For the full year 2015, the brokerage's revenue increased 0.7% to $3.83 billion, with organic growth of 2.8%. Full-year net income rose 3.0% to $373 million, while expenses grew 7.8% to $3.40 billion.
CEO John Halley was optimistic about the combined company's benefits stature.
“Merging the Towers Watson technology and products with the Willis and Gras Savoye distribution networks has given us an immediate strength and presence in the benefits space,” said Mr. Halley on the call.
Willis Towers Watson also reported results for Towers Watson & Co., whose fiscal year ended on June 30, 2015.
Revenue for the three months ended Dec. 31, 2015, was down 0.1% to $919.4 million.
Net income for the quarter was $11.2 million, compared with $110.1 million in the year-ago period. The current quarter results include approximately $81 million of transaction and integration costs, the statement said.
Revenue for the six months ended Dec. 31 was up 0.6% to $1.78 billion, but net income dropped 29.8% to $134.6 million.

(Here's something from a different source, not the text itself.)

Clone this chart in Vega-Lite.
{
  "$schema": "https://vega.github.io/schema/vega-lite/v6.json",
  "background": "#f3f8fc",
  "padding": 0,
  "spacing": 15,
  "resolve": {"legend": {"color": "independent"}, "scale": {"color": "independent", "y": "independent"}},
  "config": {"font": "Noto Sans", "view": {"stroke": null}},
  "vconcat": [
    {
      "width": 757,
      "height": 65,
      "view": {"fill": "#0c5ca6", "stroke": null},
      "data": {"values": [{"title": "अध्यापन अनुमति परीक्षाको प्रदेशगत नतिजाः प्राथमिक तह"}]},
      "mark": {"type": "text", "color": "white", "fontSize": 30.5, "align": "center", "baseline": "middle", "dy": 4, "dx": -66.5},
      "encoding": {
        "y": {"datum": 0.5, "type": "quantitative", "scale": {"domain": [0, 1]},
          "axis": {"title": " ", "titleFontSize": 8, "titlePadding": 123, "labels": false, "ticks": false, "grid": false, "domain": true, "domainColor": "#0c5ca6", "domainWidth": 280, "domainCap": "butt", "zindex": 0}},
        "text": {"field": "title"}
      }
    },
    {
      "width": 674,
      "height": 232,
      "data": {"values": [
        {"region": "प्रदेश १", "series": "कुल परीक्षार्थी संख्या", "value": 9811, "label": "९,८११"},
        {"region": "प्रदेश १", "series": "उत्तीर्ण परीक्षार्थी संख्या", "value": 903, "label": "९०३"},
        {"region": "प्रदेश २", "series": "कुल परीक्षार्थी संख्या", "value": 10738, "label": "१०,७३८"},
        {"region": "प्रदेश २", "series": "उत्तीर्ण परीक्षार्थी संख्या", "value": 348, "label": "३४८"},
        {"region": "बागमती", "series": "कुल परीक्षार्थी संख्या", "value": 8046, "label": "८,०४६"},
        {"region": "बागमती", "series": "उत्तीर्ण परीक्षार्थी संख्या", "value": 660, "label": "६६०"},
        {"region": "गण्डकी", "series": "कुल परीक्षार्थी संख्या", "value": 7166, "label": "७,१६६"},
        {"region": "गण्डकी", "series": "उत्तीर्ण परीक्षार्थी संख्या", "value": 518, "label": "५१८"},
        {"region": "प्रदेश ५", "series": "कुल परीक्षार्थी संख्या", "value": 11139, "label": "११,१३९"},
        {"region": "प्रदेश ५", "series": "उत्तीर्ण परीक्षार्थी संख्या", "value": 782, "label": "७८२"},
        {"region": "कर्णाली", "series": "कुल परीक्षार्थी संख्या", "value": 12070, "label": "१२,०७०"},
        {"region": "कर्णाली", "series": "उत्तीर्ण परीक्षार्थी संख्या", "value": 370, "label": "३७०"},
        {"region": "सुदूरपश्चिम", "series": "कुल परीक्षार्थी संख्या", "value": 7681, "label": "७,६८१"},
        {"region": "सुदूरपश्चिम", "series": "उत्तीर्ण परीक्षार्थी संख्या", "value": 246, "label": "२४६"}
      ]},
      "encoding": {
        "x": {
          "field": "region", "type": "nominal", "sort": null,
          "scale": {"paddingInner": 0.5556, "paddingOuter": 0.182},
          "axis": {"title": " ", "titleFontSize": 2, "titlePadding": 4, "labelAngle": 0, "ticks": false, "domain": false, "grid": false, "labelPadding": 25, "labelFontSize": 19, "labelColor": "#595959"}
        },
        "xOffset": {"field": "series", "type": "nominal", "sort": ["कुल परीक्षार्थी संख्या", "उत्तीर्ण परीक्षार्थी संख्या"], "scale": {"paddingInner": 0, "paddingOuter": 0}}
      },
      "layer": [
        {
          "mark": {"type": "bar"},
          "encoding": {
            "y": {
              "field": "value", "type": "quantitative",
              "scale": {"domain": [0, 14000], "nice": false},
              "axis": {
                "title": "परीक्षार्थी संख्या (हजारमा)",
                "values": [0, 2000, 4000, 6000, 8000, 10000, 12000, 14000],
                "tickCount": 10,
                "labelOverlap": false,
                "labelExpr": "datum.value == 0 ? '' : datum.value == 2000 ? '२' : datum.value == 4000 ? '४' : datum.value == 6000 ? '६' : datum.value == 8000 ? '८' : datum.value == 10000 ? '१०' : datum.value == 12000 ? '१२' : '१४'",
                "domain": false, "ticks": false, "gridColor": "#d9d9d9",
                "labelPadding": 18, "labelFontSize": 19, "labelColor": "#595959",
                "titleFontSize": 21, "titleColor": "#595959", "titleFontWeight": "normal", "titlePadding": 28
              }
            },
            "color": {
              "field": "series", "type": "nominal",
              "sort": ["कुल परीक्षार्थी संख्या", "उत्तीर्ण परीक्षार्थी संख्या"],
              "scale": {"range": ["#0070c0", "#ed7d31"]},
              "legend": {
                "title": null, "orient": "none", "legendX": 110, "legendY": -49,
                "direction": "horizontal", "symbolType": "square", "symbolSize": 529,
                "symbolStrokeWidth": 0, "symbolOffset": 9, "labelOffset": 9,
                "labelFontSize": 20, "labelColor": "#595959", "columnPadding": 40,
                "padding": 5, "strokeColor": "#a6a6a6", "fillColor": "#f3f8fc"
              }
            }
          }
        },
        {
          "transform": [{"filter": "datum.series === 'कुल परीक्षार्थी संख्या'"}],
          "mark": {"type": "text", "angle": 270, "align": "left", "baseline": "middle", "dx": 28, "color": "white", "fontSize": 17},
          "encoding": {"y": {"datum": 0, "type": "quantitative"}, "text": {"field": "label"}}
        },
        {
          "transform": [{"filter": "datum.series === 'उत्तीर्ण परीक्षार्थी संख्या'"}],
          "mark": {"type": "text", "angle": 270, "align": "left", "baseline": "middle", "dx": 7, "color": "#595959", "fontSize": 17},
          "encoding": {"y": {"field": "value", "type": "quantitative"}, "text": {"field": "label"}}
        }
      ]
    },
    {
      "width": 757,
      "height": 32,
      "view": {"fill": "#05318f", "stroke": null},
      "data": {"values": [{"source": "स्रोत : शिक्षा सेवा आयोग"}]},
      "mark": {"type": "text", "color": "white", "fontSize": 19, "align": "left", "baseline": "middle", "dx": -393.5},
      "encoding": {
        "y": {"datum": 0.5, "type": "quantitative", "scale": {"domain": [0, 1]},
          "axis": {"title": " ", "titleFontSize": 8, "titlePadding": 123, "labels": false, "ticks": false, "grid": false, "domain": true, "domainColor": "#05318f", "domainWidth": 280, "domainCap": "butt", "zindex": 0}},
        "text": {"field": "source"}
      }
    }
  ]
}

In a note to investors Wednesday morning, Cliff Gallant, managing director at San Francisco-based Nomura Securities International Inc., called the results “messy” but said guidance was viewed as “favorable,” adding, however, that “Willis touted achievements but skeptics will hardly be quieted with a plethora of 'adjustments.'”
In all, though, Mr. Gallant was upbeat: “If the company can deliver upon the impetus for the deal — better growth — we view the upside as even more significant.”